» **Direction**:
Pictures stay out of this copy, which runs from the first line of the material through the line containing "low_52w = 146.60".
====
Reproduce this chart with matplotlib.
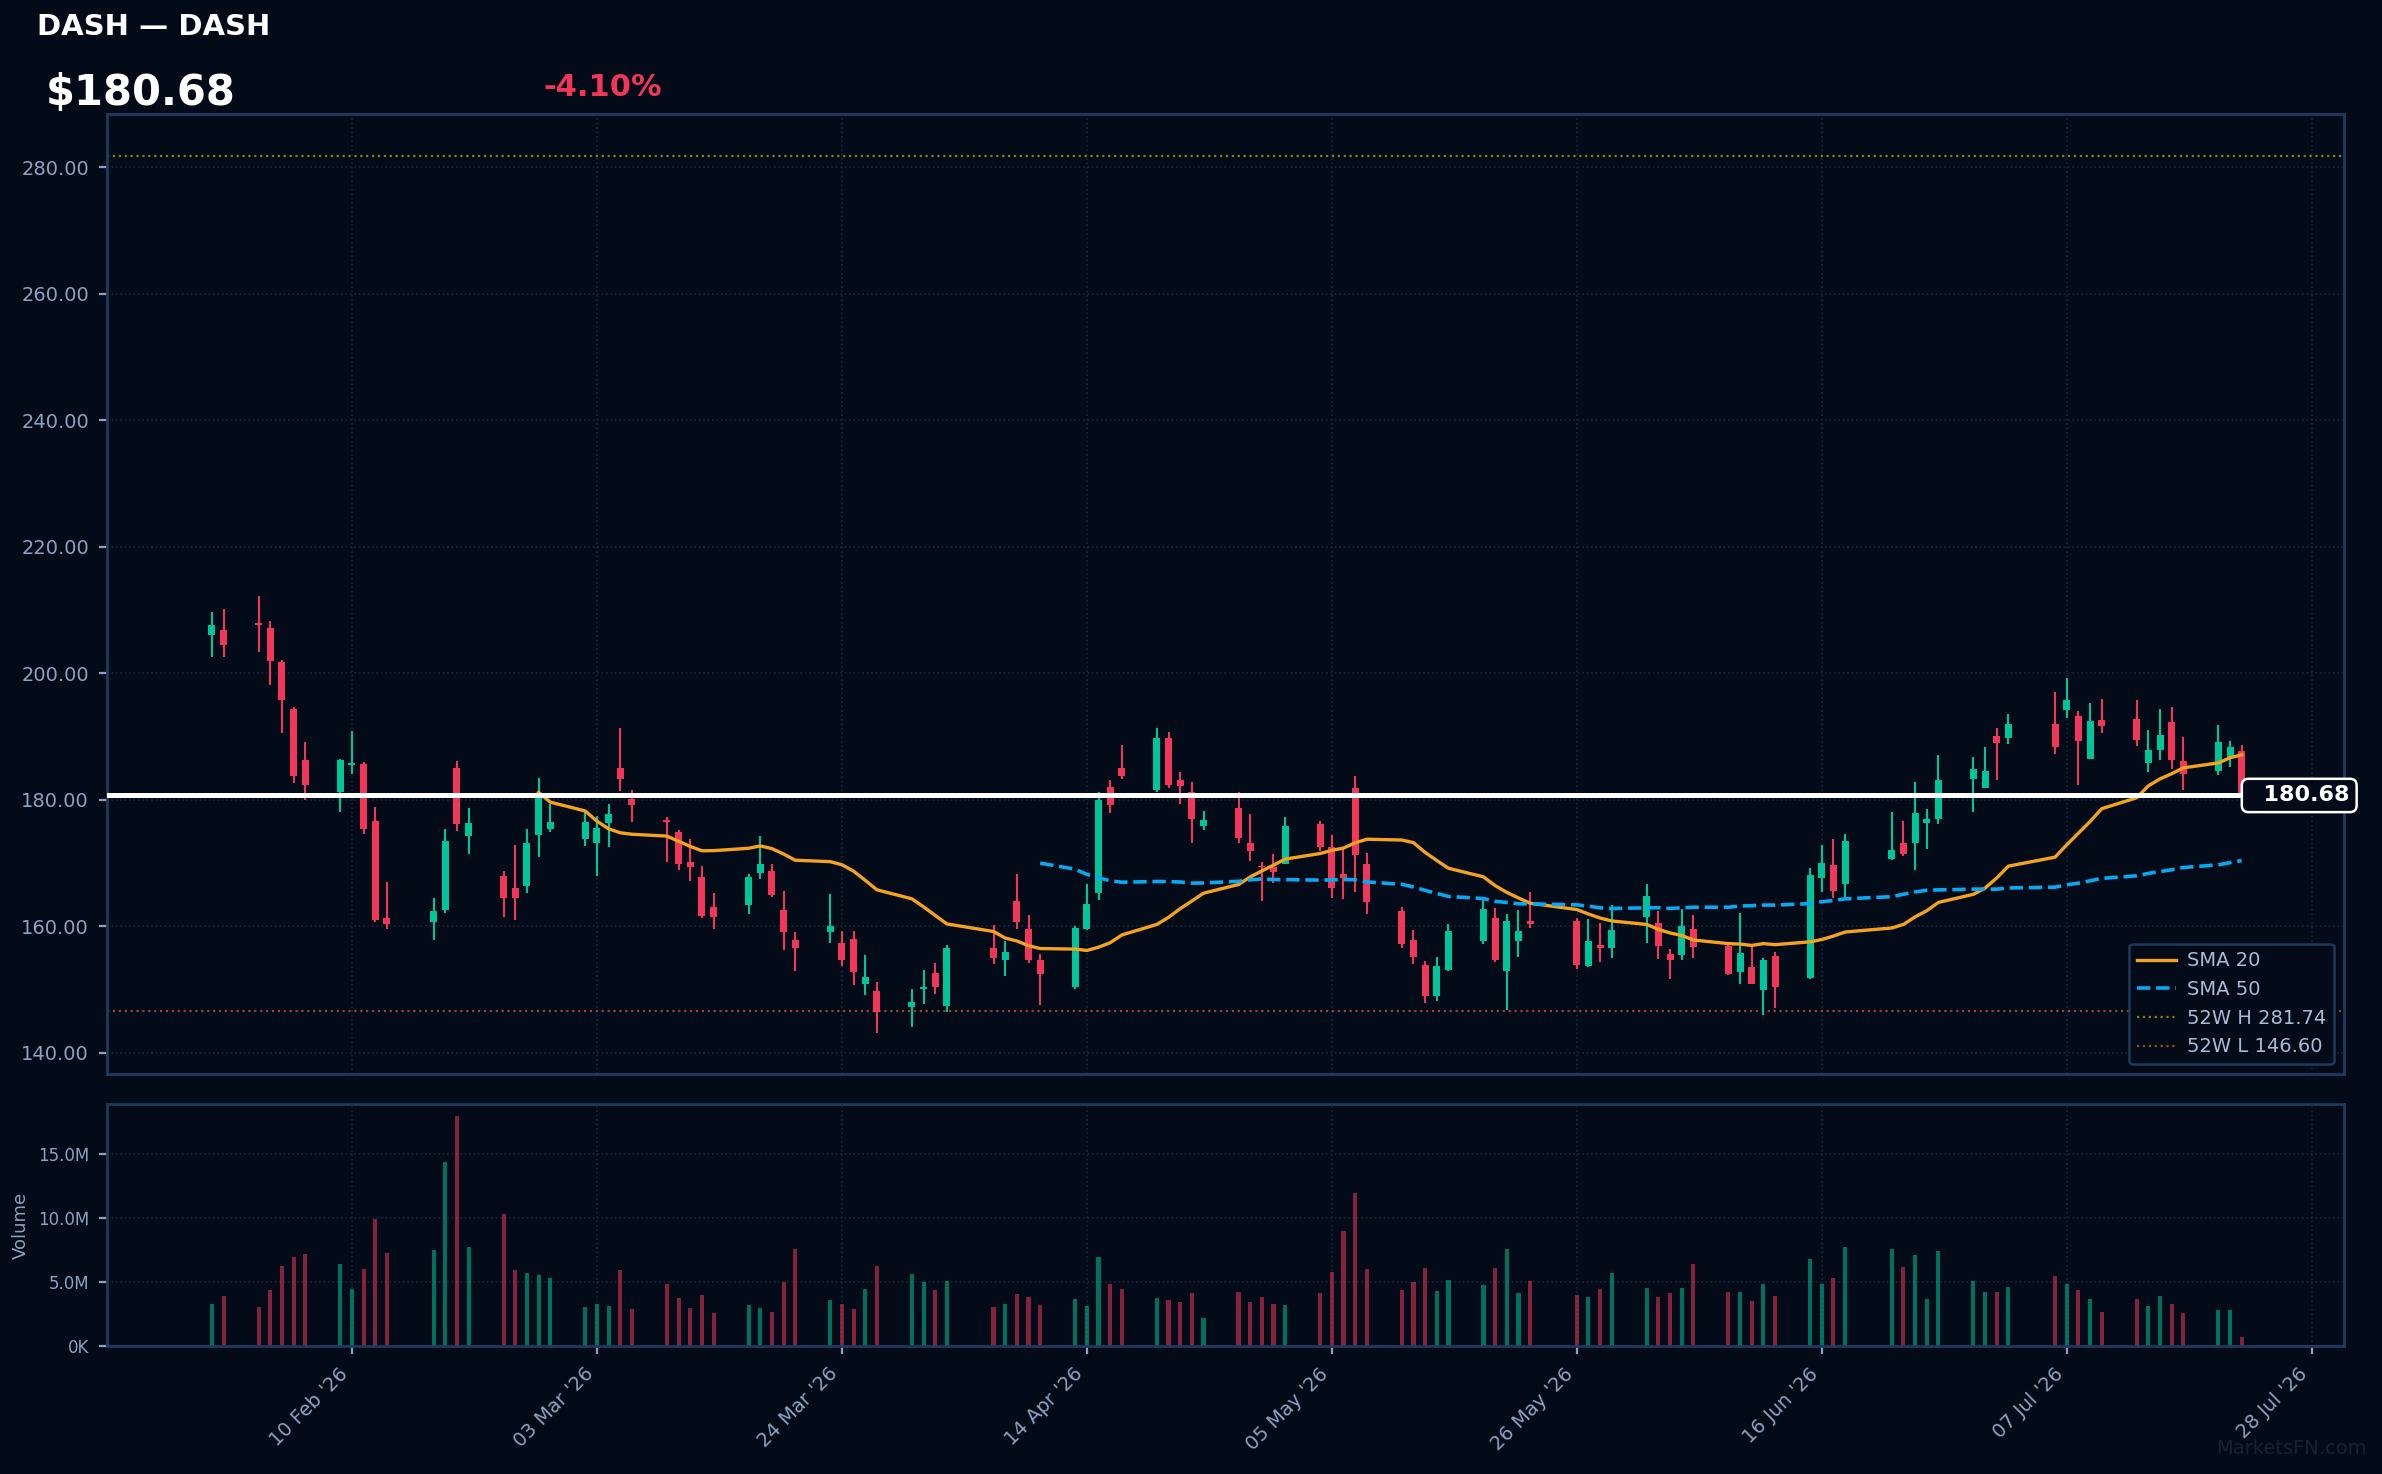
import matplotlib
matplotlib.use("Agg")
import matplotlib.pyplot as plt
import matplotlib.dates as mdates
from matplotlib.lines import Line2D
from matplotlib.ticker import FuncFormatter, FixedLocator
from matplotlib.transforms import blended_transform_factory
import numpy as np
import pandas as pd

# ---------------- data ----------------
ticker = "DASH"
company = "DASH"
high_52w = 281.74
low_52w = 146.60

dates = [
    "2026-01-29", "2026-01-30", "2026-02-02", "2026-02-03", "2026-02-04", "2026-02-05", "2026-02-06",
    "2026-02-09", "2026-02-10", "2026-02-11", "2026-02-12", "2026-02-13",
    "2026-02-17", "2026-02-18", "2026-02-19", "2026-02-20",
    "2026-02-23", "2026-02-24", "2026-02-25", "2026-02-26", "2026-02-27",
    "2026-03-02", "2026-03-03", "2026-03-04", "2026-03-05", "2026-03-06",
    "2026-03-09", "2026-03-10", "2026-03-11", "2026-03-12", "2026-03-13",
    "2026-03-16", "2026-03-17", "2026-03-18", "2026-03-19", "2026-03-20",
    "2026-03-23", "2026-03-24", "2026-03-25", "2026-03-26", "2026-03-27",
    "2026-03-30", "2026-03-31", "2026-04-01", "2026-04-02",
    "2026-04-06", "2026-04-07", "2026-04-08", "2026-04-09", "2026-04-10",
    "2026-04-13", "2026-04-14", "2026-04-15", "2026-04-16", "2026-04-17",
    "2026-04-20", "2026-04-21", "2026-04-22", "2026-04-23", "2026-04-24",
    "2026-04-27", "2026-04-28", "2026-04-29", "2026-04-30", "2026-05-01",
    "2026-05-04", "2026-05-05", "2026-05-06", "2026-05-07", "2026-05-08",
    "2026-05-11", "2026-05-12", "2026-05-13", "2026-05-14", "2026-05-15",
    "2026-05-18", "2026-05-19", "2026-05-20", "2026-05-21", "2026-05-22",
    "2026-05-26", "2026-05-27", "2026-05-28", "2026-05-29",
    "2026-06-01", "2026-06-02", "2026-06-03", "2026-06-04", "2026-06-05",
    "2026-06-08", "2026-06-09", "2026-06-10", "2026-06-11", "2026-06-12",
    "2026-06-15", "2026-06-16", "2026-06-17", "2026-06-18",
    "2026-06-22", "2026-06-23", "2026-06-24", "2026-06-25", "2026-06-26",
    "2026-06-29", "2026-06-30", "2026-07-01", "2026-07-02",
    "2026-07-06", "2026-07-07", "2026-07-08", "2026-07-09", "2026-07-10",
    "2026-07-13", "2026-07-14", "2026-07-15", "2026-07-16", "2026-07-17",
    "2026-07-20", "2026-07-21", "2026-07-22",
]

opens = [
    206.1, 206.8, 207.95, 207.2, 201.8, 194.4, 186.3,
    181.3, 185.5, 185.7, 176.6, 161.3,
    160.7, 162.5, 185.0, 174.2,
    167.95, 166.05, 166.3, 174.4, 175.4,
    173.85, 173.1, 176.4, 185.0, 180.1,
    176.7, 174.9, 170.1, 167.8, 163.05,
    163.4, 168.5, 168.7, 162.6, 157.8,
    159.15, 157.4, 158.0, 150.9, 149.8,
    147.3, 150.1, 152.6, 147.45,
    156.6, 154.6, 164.0, 159.6, 154.7,
    150.45, 159.6, 165.3, 182.0, 185.0,
    181.55, 189.8, 183.1, 181.2, 175.9,
    178.7, 173.2, 169.4, 169.4, 169.85,
    176.2, 172.5, 168.3, 181.9, 169.85,
    162.4, 157.8, 153.9, 149.0, 153.1,
    157.7, 161.3, 153.0, 157.6, 160.8,
    160.8, 153.8, 157.0, 156.6,
    161.5, 160.5, 155.6, 155.5, 159.6,
    156.9, 152.7, 153.6, 150.0, 155.3,
    151.9, 167.7, 169.7, 166.7,
    170.6, 173.2, 173.1, 176.4, 176.95,
    183.3, 181.9, 190.1, 189.8,
    192.0, 194.2, 193.25, 186.45, 192.6,
    192.8, 185.8, 187.9, 192.3, 186.1,
    184.55, 186.8, 187.7,
]

highs = [
    209.7, 210.2, 212.2, 208.3, 202.1, 194.7, 189.1,
    186.4, 190.9, 186.0, 178.9, 167.0,
    164.5, 175.4, 186.1, 178.7,
    168.7, 172.9, 175.4, 183.4, 179.4,
    178.1, 177.4, 179.3, 191.35, 181.55,
    177.3, 175.2, 173.8, 169.5, 165.3,
    168.3, 174.3, 169.85, 165.6, 159.1,
    165.1, 159.25, 159.25, 155.5, 151.2,
    150.1, 153.1, 154.2, 157.0,
    160.2, 157.7, 168.3, 161.8, 155.6,
    160.05, 166.7, 181.2, 183.1, 188.7,
    191.35, 190.7, 184.4, 182.8, 178.2,
    181.2, 177.75, 170.2, 171.4, 177.3,
    176.65, 174.4, 172.4, 183.8, 171.6,
    163.05, 159.4, 154.5, 155.1, 160.4,
    164.3, 162.9, 161.9, 162.6, 165.4,
    161.3, 161.15, 160.5, 163.4,
    166.7, 162.4, 156.4, 162.7, 161.8,
    157.05, 162.1, 157.0, 155.0, 155.9,
    169.2, 172.85, 173.8, 174.6,
    178.1, 176.65, 182.8, 178.5, 187.1,
    186.8, 188.35, 191.35, 193.6,
    197.0, 199.25, 194.0, 195.3, 195.9,
    195.8, 191.0, 194.35, 194.7, 189.9,
    191.8, 189.3, 188.7,
]

lows = [
    202.5, 202.6, 203.4, 198.1, 190.5, 182.7, 180.0,
    178.1, 184.1, 174.6, 160.6, 159.5,
    157.9, 162.05, 175.1, 171.5,
    161.4, 161.05, 165.2, 171.0, 174.9,
    172.7, 168.0, 172.6, 181.4, 176.5,
    170.2, 168.95, 167.2, 161.3, 159.5,
    162.0, 167.5, 164.7, 156.3, 153.0,
    157.4, 153.8, 150.7, 149.1, 143.2,
    144.1, 147.7, 149.3, 146.5,
    154.1, 152.2, 159.6, 154.25, 147.55,
    150.1, 159.4, 164.15, 177.95, 183.3,
    181.2, 181.9, 179.3, 173.2, 175.2,
    173.2, 170.3, 164.0, 166.9, 169.85,
    171.9, 164.5, 164.3, 165.4, 162.0,
    156.5, 154.1, 147.9, 148.2, 153.0,
    157.25, 154.4, 146.8, 155.2, 159.8,
    153.3, 153.6, 154.4, 155.0,
    157.4, 154.9, 151.6, 154.6, 155.0,
    152.35, 150.9, 150.8, 146.0, 147.1,
    151.7, 165.4, 164.4, 164.4,
    170.5, 171.1, 168.9, 172.2, 176.2,
    178.1, 181.9, 183.1, 188.8,
    187.2, 192.9, 182.3, 186.45, 190.55,
    188.5, 184.4, 186.3, 184.9, 181.55,
    183.9, 185.2, 180.4,
]

closes = [
    207.6, 204.5, 207.6, 202.0, 195.8, 183.8, 182.4,
    186.3, 185.6, 175.4, 161.0, 160.3,
    162.4, 173.5, 176.1, 176.3,
    164.5, 164.4, 173.2, 180.9, 176.5,
    176.5, 175.5, 177.75, 183.3, 179.1,
    176.55, 169.9, 169.4, 161.6, 161.4,
    167.8, 169.85, 164.95, 159.15, 156.6,
    160.0, 154.7, 152.8, 152.0, 146.5,
    148.0, 150.2, 150.45, 156.6,
    155.0, 155.9, 160.6, 154.6, 152.5,
    159.7, 163.5, 180.0, 179.2, 183.8,
    189.8, 182.3, 182.2, 176.95, 176.8,
    173.95, 171.9, 169.3, 168.6, 175.85,
    172.5, 166.05, 167.7, 171.3, 163.8,
    157.25, 155.2, 149.0, 153.7, 159.25,
    162.7, 154.6, 160.8, 159.25, 160.3,
    153.9, 157.7, 156.6, 159.4,
    164.8, 156.9, 154.6, 160.0, 156.8,
    152.5, 155.8, 150.9, 154.7, 150.45,
    168.1, 170.0, 165.6, 173.5,
    172.1, 171.4, 177.9, 176.95, 183.1,
    184.9, 184.55, 188.9, 192.0,
    188.35, 195.8, 189.3, 192.45, 191.65,
    189.45, 187.9, 190.25, 186.3, 184.1,
    189.1, 188.4, 180.68,
]

volumes_m = [
    3.27, 3.89, 3.03, 4.36, 6.25, 6.95, 7.19,
    6.40, 4.44, 6.01, 9.93, 7.26,
    7.50, 14.40, 17.93, 7.73,
    10.32, 5.93, 5.70, 5.54, 5.30,
    3.03, 3.27, 3.11, 5.93, 2.87,
    4.83, 3.74, 2.95, 3.97, 2.56,
    3.19, 2.95, 2.64, 4.99, 7.58,
    3.58, 3.27, 2.87, 4.44, 6.25,
    5.62, 4.99, 4.36, 5.07,
    3.03, 3.27, 4.05, 3.81, 3.19,
    3.66, 3.11, 6.95, 4.83, 4.44,
    3.74, 3.58, 3.42, 4.13, 2.17,
    4.21, 3.42, 3.81, 3.27, 3.19,
    4.13, 5.77, 8.99, 11.97, 6.01,
    4.36, 4.99, 6.09, 4.29, 5.15,
    4.76, 6.09, 7.58, 4.13, 5.07,
    3.97, 3.81, 4.44, 5.70,
    4.52, 3.81, 4.13, 4.52, 6.40,
    4.21, 4.21, 3.50, 4.83, 3.89,
    6.79, 4.83, 5.30, 7.73,
    7.58, 6.17, 7.11, 3.66, 7.42,
    5.07, 4.21, 4.21, 4.60,
    5.46, 4.83, 4.36, 3.66, 2.64,
    3.66, 3.11, 3.89, 3.27, 2.56,
    2.80, 2.80, 0.68,
]

tick_dates = ["2026-02-10", "2026-03-03", "2026-03-24", "2026-04-14", "2026-05-05",
              "2026-05-26", "2026-06-16", "2026-07-07", "2026-07-28"]
x_range = ["2026-01-20 00:00", "2026-07-30 18:30"]
price_ticks = [140, 160, 180, 200, 220, 240, 260, 280]
price_range = [136.65, 288.4]
volume_ticks_m = [0, 5, 10, 15]
volume_top_m = 18.9

# ---------------- style ----------------
BG = "#020b17"
UP = "#00c49a"
DOWN = "#f2365a"
SPINE = "#1f3a5c"
GRID = "#16273b"
TICK = "#8ea3c0"
SMA20_C = "#f5a21f"
SMA50_C = "#0aa8f0"
H52_C = "#8a7f18"
L52_C = "#9a4632"

df = pd.DataFrame({"date": pd.to_datetime(dates), "open": opens, "high": highs,
                   "low": lows, "close": closes, "vol": np.array(volumes_m) * 1e6})
df["sma20"] = df["close"].rolling(20).mean()
df["sma50"] = df["close"].rolling(50).mean()
x = mdates.date2num(df["date"])
up = df["close"] >= df["open"]
colors = np.where(up, UP, DOWN)

last = closes[-1]
prev = closes[-2]
chg = (last / prev - 1) * 100

W, H = 2382, 1474
fig = plt.figure(figsize=(W / 200, H / 200), dpi=200, facecolor=BG)
L, R = 107 / W, 2344 / W
ax = fig.add_axes([L, 1 - 1074 / H, R - L, (1074 - 114) / H])
axv = fig.add_axes([L, 1 - 1346 / H, R - L, (1346 - 1104) / H], sharex=ax)

for a in (ax, axv):
    a.set_facecolor(BG)
    for s in a.spines.values():
        s.set_color(SPINE)
        s.set_linewidth(1.0)
    a.grid(True, color=GRID, linestyle=":", linewidth=0.6)
    a.set_axisbelow(True)
    a.tick_params(colors=TICK, labelcolor=TICK)

# candles
ax.vlines(x, df["low"], df["high"], colors=colors, linewidth=0.75, zorder=3)
body_bottom = np.minimum(df["open"], df["close"])
body_h = np.maximum(np.abs(df["close"] - df["open"]), 0.3)
ax.bar(x, body_h, bottom=body_bottom, width=0.6, color=colors, linewidth=0, zorder=4)

# moving averages
ax.plot(x, df["sma20"], color=SMA20_C, linewidth=1.2, zorder=5)
ax.plot(x, df["sma50"], color=SMA50_C, linewidth=1.3, linestyle="--", zorder=5)

# 52 week lines
ax.axhline(high_52w, color=H52_C, linestyle=":", linewidth=0.8, zorder=2)
ax.axhline(low_52w, color=L52_C, linestyle=":", linewidth=0.8, zorder=2)

# last price line + label
ax.axhline(last, color="white", linewidth=1.8, zorder=6)
tr = blended_transform_factory(ax.transAxes, ax.transData)
ax.text(0.9573, last, f"  {last:.2f}", transform=tr, ha="left", va="center", color="white",
        fontsize=8, fontweight="bold", zorder=10, clip_on=False,
        bbox=dict(boxstyle="round,pad=0.3", fc=BG, ec="white", lw=0.9))

ax.set_ylim(*price_range)
ax.yaxis.set_major_locator(FixedLocator(price_ticks))
ax.yaxis.set_major_formatter(FuncFormatter(lambda v, p: f"{v:.2f}"))
ax.tick_params(axis="y", labelsize=7, length=3)
ax.tick_params(axis="x", length=0, labelbottom=False)

handles = [
    Line2D([], [], color=SMA20_C, lw=1.2, label="SMA 20"),
    Line2D([], [], color=SMA50_C, lw=1.3, ls="--", label="SMA 50"),
    Line2D([], [], color=H52_C, lw=0.8, ls=":", label=f"52W H {high_52w:.2f}"),
    Line2D([], [], color=L52_C, lw=0.8, ls=":", label=f"52W L {low_52w:.2f}"),
]
leg = ax.legend(handles=handles, loc="lower right", fontsize=7, facecolor=BG,
                edgecolor=SPINE, labelcolor="#a9bcd6", framealpha=1.0,
                handletextpad=0.6)
leg.get_frame().set_linewidth(0.9)

# volume
axv.bar(x, df["vol"], width=0.35, color=colors, alpha=0.55, linewidth=0)
axv.set_ylim(0, volume_top_m * 1e6)
axv.yaxis.set_major_locator(FixedLocator([v * 1e6 for v in volume_ticks_m]))
axv.yaxis.set_major_formatter(FuncFormatter(
    lambda v, p: f"{v / 1e6:.1f}M" if v >= 1e6 else f"{v / 1e3:.0f}K"))
axv.tick_params(axis="y", labelsize=6, length=3)
axv.set_ylabel("Volume", color=TICK, fontsize=6.5)
axv.yaxis.set_label_coords(-0.0344, 0.5)

axv.xaxis.set_major_locator(FixedLocator(mdates.date2num(pd.to_datetime(tick_dates))))
axv.xaxis.set_major_formatter(mdates.DateFormatter("%d %b '%y"))
axv.tick_params(axis="x", labelsize=7, length=3)
for lab in axv.get_xticklabels():
    lab.set_rotation(45)
    lab.set_ha("right")
axv.set_xlim(*mdates.date2num(pd.to_datetime(x_range, format="%Y-%m-%d %H:%M")))

# header
fig.text(37 / W, 1 - 27 / H, f"{ticker} — {company}", color="white", fontsize=10.5,
         fontweight="bold", va="center", ha="left")
fig.text(46 / W, 1 - 93 / H, f"${last:.2f}", color="white", fontsize=15,
         fontweight="bold", va="center", ha="left")
fig.text(543 / W, 1 - 88 / H, f"{chg:+.2f}%", color=DOWN if chg < 0 else UP, fontsize=11,
         fontweight="bold", va="center", ha="left")
fig.text(2367 / W, 1 - 1448 / H, "MarketsFN.com", color="#142334", fontsize=7,
         ha="right", va="center")

fig.savefig("out.png", dpi=200, facecolor=BG)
====
» **Written response**:
Reproduce this chart with matplotlib.
import matplotlib
matplotlib.use("Agg")
import matplotlib.pyplot as plt
import matplotlib.dates as mdates
from matplotlib.lines import Line2D
from matplotlib.ticker import FuncFormatter, FixedLocator
from matplotlib.transforms import blended_transform_factory
import numpy as np
import pandas as pd

# ---------------- data ----------------
ticker = "DASH"
company = "DASH"
high_52w = 281.74
low_52w = 146.60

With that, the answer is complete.